WORK REQUIRED: Leave out the pictures and set down exactly the lines from the start of the listing through the one with "y_starts = [40, 35, 30, 25, 20, 15, 10, 5, 0]", both included.

= = = = = = =

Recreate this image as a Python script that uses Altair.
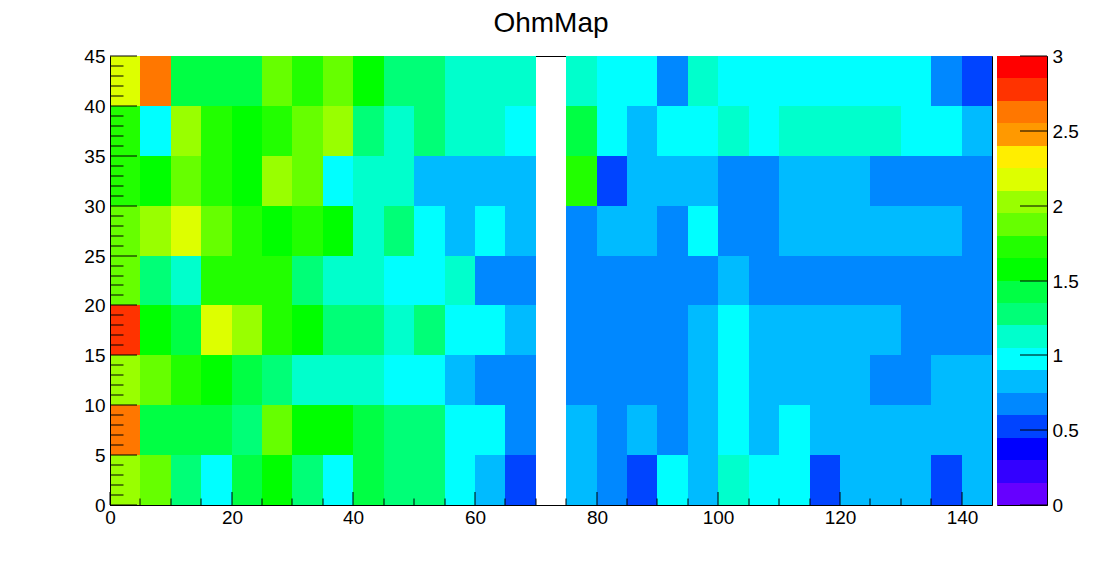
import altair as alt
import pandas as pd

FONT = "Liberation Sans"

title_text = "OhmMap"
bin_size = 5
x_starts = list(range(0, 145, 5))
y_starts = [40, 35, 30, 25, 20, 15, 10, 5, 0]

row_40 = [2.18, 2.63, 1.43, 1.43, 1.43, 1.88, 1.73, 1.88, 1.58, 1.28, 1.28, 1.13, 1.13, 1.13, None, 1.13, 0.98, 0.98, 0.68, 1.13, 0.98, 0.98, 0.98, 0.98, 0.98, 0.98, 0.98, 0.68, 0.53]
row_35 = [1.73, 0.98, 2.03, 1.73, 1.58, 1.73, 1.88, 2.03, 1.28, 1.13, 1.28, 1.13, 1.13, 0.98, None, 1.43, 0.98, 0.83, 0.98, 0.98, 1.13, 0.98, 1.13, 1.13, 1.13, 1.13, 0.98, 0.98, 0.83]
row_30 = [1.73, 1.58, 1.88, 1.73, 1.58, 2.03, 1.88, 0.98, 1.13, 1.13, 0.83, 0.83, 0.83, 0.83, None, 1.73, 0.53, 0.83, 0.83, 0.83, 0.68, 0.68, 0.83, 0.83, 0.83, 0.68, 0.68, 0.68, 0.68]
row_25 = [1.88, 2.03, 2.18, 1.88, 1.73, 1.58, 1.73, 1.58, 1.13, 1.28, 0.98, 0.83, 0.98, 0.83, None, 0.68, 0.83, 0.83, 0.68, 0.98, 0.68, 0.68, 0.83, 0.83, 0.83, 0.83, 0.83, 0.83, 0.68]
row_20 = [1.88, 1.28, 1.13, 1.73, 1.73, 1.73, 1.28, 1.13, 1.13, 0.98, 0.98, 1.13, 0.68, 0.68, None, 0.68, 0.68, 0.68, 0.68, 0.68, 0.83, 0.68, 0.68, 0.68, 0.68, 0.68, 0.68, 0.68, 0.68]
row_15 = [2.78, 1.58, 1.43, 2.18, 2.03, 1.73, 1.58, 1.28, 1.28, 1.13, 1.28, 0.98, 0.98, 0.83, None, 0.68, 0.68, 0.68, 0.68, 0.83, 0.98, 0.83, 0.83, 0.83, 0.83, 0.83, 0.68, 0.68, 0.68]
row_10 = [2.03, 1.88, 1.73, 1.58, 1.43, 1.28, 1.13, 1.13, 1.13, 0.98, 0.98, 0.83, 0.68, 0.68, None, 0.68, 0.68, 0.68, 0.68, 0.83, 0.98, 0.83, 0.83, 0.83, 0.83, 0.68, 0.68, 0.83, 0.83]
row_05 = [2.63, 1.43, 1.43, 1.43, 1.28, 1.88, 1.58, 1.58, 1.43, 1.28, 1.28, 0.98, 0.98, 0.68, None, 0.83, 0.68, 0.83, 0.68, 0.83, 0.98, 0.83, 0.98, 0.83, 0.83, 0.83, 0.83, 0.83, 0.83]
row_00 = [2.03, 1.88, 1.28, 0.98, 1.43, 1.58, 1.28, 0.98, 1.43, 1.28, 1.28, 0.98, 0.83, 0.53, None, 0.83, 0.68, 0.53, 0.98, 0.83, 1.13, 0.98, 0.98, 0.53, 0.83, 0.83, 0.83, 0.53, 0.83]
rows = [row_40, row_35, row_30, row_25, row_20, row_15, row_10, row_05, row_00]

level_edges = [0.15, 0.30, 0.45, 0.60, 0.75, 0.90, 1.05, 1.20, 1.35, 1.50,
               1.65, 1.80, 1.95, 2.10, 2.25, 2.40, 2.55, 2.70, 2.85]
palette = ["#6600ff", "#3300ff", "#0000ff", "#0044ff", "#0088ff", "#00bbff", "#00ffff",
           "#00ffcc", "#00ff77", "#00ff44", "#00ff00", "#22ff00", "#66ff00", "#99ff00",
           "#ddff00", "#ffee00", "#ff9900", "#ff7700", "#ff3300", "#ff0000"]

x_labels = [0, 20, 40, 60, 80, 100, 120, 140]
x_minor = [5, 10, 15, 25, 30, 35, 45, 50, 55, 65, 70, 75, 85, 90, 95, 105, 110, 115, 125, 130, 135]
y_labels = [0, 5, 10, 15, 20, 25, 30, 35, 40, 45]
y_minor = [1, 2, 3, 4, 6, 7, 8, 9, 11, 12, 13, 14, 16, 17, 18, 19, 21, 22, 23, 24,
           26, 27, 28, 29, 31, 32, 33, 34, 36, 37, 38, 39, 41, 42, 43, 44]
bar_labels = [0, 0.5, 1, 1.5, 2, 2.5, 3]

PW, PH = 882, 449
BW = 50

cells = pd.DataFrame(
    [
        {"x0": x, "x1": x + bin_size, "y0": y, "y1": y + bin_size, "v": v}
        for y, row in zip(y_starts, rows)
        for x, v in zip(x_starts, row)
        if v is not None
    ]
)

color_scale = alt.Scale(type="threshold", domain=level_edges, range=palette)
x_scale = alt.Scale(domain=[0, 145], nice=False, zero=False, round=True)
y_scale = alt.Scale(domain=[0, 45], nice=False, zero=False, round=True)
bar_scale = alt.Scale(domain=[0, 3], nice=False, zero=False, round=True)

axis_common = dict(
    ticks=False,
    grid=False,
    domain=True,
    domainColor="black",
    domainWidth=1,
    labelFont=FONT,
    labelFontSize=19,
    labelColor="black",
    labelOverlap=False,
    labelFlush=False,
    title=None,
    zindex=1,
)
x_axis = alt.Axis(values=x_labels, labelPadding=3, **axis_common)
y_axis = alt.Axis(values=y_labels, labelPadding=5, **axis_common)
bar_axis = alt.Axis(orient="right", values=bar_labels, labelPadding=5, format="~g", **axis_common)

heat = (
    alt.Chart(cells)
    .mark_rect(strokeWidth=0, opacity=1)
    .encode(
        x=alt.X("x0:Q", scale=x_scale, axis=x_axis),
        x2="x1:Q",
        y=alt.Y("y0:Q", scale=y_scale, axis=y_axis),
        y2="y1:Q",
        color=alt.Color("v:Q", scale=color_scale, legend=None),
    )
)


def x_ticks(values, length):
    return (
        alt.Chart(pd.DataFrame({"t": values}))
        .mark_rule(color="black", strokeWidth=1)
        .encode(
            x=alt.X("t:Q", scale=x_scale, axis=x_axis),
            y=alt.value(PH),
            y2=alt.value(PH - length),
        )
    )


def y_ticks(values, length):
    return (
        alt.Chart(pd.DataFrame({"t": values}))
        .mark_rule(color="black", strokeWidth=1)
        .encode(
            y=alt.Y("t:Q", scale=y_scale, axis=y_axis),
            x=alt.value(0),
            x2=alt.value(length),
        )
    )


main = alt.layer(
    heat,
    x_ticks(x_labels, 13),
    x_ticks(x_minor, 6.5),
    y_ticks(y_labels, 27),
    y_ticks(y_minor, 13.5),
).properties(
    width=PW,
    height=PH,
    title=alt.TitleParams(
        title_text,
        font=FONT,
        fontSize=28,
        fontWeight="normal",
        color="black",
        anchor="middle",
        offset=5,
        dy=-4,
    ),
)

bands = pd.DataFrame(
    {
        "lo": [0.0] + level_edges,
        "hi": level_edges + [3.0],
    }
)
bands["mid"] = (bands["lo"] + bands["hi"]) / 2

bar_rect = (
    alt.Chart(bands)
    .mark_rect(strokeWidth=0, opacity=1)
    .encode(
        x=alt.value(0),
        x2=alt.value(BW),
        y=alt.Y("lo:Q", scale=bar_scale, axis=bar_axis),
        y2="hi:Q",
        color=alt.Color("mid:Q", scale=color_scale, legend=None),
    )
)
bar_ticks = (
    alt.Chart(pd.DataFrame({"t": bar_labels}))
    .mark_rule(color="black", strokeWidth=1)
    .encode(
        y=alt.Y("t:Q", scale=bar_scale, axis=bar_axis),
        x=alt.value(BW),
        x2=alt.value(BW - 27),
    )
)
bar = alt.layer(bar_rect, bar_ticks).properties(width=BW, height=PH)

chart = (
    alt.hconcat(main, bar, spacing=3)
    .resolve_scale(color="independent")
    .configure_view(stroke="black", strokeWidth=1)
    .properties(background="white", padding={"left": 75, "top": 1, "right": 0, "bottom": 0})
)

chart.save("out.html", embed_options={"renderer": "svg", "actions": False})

= = = = = = =

ANSWER BELOW:
Recreate this image as a Python script that uses Altair.
import altair as alt
import pandas as pd

FONT = "Liberation Sans"

title_text = "OhmMap"
bin_size = 5
x_starts = list(range(0, 145, 5))
y_starts = [40, 35, 30, 25, 20, 15, 10, 5, 0]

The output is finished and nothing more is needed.